The president's comments marked the latest sign that gun control measures — or at least, the discussion of the legislation — had fresh momentum following the most recent round of horrific mass shootings.

“On background checks, we have tremendous support for really common sense, sensible, important background checks,” Trump told reporters on the White House lawn.

He said he’d spoken recently with “the people" at the National Rifle Association, which has aggressively fought all proposed gun control legislation in recent years, as well as with McConnell and several other senators who have been “hard-line” on gun rights.

“I spoke to Mitch McConnell yesterday. He's totally on board, he said ‘I've been waiting for your call,’” Trump said. “I spoke to senators that in some cases, friends of mine, but pretty hard-line senators ... hard-line on the Second Amendment.”

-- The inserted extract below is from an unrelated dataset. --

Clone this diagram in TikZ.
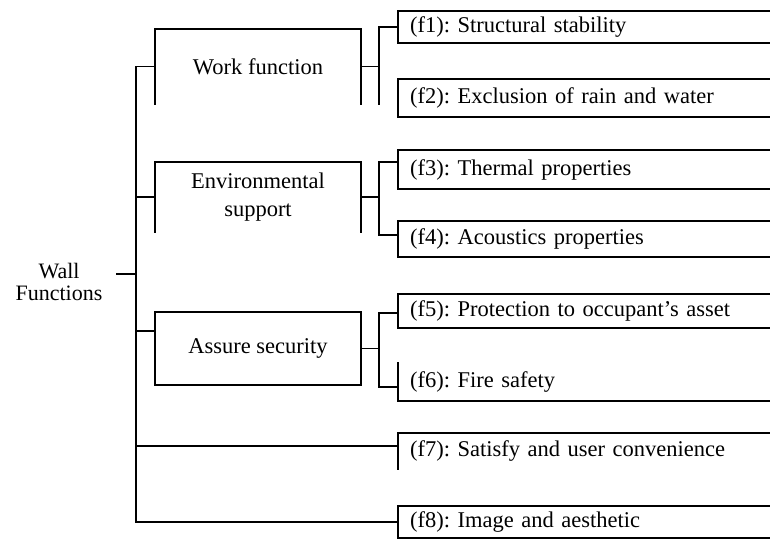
\documentclass[tikz,border=0pt]{standalone}
\usepackage{fontspec}
\setmainfont{Liberation Serif}
\frenchspacing
\begin{document}
\begin{tikzpicture}[x=1pt,y=-1pt,
  ln/.style={line width=1.6pt, line cap=rect},
  lbl/.style={font=\fontsize{22.5}{27}\selectfont},
  fbox/.style={lbl, anchor=west, text width=370pt, inner xsep=12pt, inner ysep=0pt, align=left},
  mbox/.style={lbl, minimum width=206pt, inner sep=0pt, align=center}]
\useasboundingbox (0,0) rectangle (770,540);
\clip (0,0) rectangle (770,540);

% root
\node[align=center, inner sep=0pt, font=\fontsize{22}{22.5}\selectfont] (root) at (59,282) {Wall\\Functions};

% middle level
\node[mbox, minimum height=75pt] (work) at (258,66.5) {Work function};
\node[mbox, minimum height=70pt, font=\fontsize{22.5}{28}\selectfont] (env) at (258,197) {Environmental\\support};
\node[mbox, minimum height=73pt] (sec) at (258,348.5) {Assure security};

% leaves
\node[fbox, minimum height=32pt] (f1) at (398,27) {(f1): Structural stability};
\node[fbox, minimum height=38pt] (f2) at (398,98) {(f2): Exclusion of rain and water};
\node[fbox, minimum height=39pt] (f3) at (398,169.5) {(f3): Thermal properties};
\node[fbox, minimum height=36pt] (f4) at (398,239) {(f4): Acoustics properties};
\node[fbox, minimum height=34pt] (f5) at (398,311) {(f5): Protection to occupant’s asset};
\node[fbox, minimum height=38pt] (f6) at (398,382) {(f6): Fire safety};
\node[fbox, minimum height=36pt] (f7) at (398,451) {(f7): Satisfy and user convenience};
\node[fbox, minimum height=32pt] (f8) at (398,522) {(f8): Image and aesthetic};

% box outlines as drawn
\draw[ln] (work.south west) -- (work.north west) -- (work.north east) -- (work.south east);
\draw[ln] (env.south west) -- (env.north west) -- (env.north east) -- (env.south east);
\draw[ln] (sec.south west) rectangle (sec.north east);
\foreach \f in {f1,f2,f3,f4,f5,f8}
  \draw[ln] (\f.north east) -- (\f.north west) -- (\f.south west) -- (\f.south east);
\draw[ln] (f6.north west) -- (f6.south west) -- (f6.south east);
\draw[ln] (f7.north east) -- (f7.north west) -- (f7.south west);

% trunk
\coordinate (tt) at (136,66.5);
\coordinate (r0) at (117,274);
\coordinate (c3) at (136,331);
\coordinate (c7) at (136,446);
\draw[ln] (r0) -- (r0 -| tt);
\draw[ln] (tt) -- (tt |- f8.west) -- (f8.west);
\draw[ln] (tt) -- (work.west);
\draw[ln] (tt |- env.west) -- (env.west);
\draw[ln] (c3) -- (c3 -| sec.west);
\draw[ln] (c7) -- (c7 -| f7.west);

% work bracket
\coordinate (w1) at (379,27);
\draw[ln] (work.east) -- (work.east -| w1);
\draw[ln] (f1.west) -- (w1) -- (w1 |- work.south);

% env bracket
\coordinate (e1) at (379,162);
\coordinate (e2) at (379,235);
\draw[ln] (env.east) -- (env.east -| e1);
\draw[ln] (e1 -| f3.west) -- (e1) -- (e2) -- (e2 -| f4.west);

% security bracket
\coordinate (s1) at (379,313);
\coordinate (s2) at (379,387);
\draw[ln] (sec.east) -- (sec.east -| s1);
\draw[ln] (s1 -| f5.west) -- (s1) -- (s2) -- (s2 -| f6.west);
\end{tikzpicture}
\end{document}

“And they understand, we don't want insane people, mentally ill people, bad people, dangerous people, we don't want guns in the hands of the wrong people,” Trump said.

Trump, however, said he didn't feel there was any reason to have Congress end its summer recess early to deal with the issue.

"By the time you call them back they're going to be back anyway," he said. "I don't think we'll need to call them back. I think we'll have a very good package by the time they come back and they can start debating and voting on it then."

During more than 30 minutes of comments, Trump nevertheless predicted that Republicans would “lead the charge, along with the Democrats” in attempting to get a package of gun control bills passed.

"We have to have meaningful background checks," he said. "I really believe that the NRA, I’ve spoken to them numerous times ... I really think they’re gonna get there also."

Hours earlier, Trump had tweeted that "serious" talks were in progress among top congressional lawmakers on background check measures.

"Guns should not be placed in the hands of mentally ill or deranged people. I am the biggest Second Amendment person there is, but we all must work together for the good and safety of our Country," he wrote.

His deluge of comments come just days after the mass shootings in El Paso, Texas, Dayton, Ohio, and Gilroy, California, that left dozens dead and that have reignited the debate over gun laws in the United States.

The comments, however, prompted some modest pushback from McConnell's office, with an aide for the Kentucky Republican telling NBC News that the senator has not endorsed any specific gun legislation.

Senate Minority Leader Chuck Schumer, D-N.Y., meanwhile, criticized Trump for leaving a seat at the table for the NRA.

If the president "needs the NRA's sign off for background checks legislation, it will be nearly impossible to accomplish anything meaningful to address gun violence," Schumer tweeted. He also demanded that McConnell schedule a vote on background checks legislation.

While Trump has spoken of tightening background checks following previous mass shootings — only to later abandon those efforts — there are modest signs things could be different this time.

On Thursday, McConnell said a law expanding background checks and "red flags" would be on the table after the Senate returns from its August recess.

"Those are two items that for sure will be front and center as we see what we can come together on and pass," the Republican leader said on a Kentucky radio station, speaking about a bipartisan bill from Sens. Joe Manchin, D-W.Va., and Pat Toomey, R-Pa., which would expand background checks to cover online and gun show sales, and a so-called red flag law, legislation that allows courts and police to confiscate firearms from people who are believed to be a threat to themselves or to others.

"But what we can't do, is fail to pass something. By just locking up, and failing to pass, that's unacceptable," McConnell said, marking a significant departure from his past handling of gun legislation in the wake of tragedies.

McConnell has fiercely opposed gun restrictions throughout his 35-year Senate career, consistently resisting calls for gun control measures after massacres and reaping the benefits of a close relationship with the NRA, which has already begun to fight the new push for gun control.

More than 200 House Democrats wrote a letter to McConnell earlier this week urging him to end the August recess and pass stricter gun control legislation. The Democratic-controlled House passed two background check measures in February.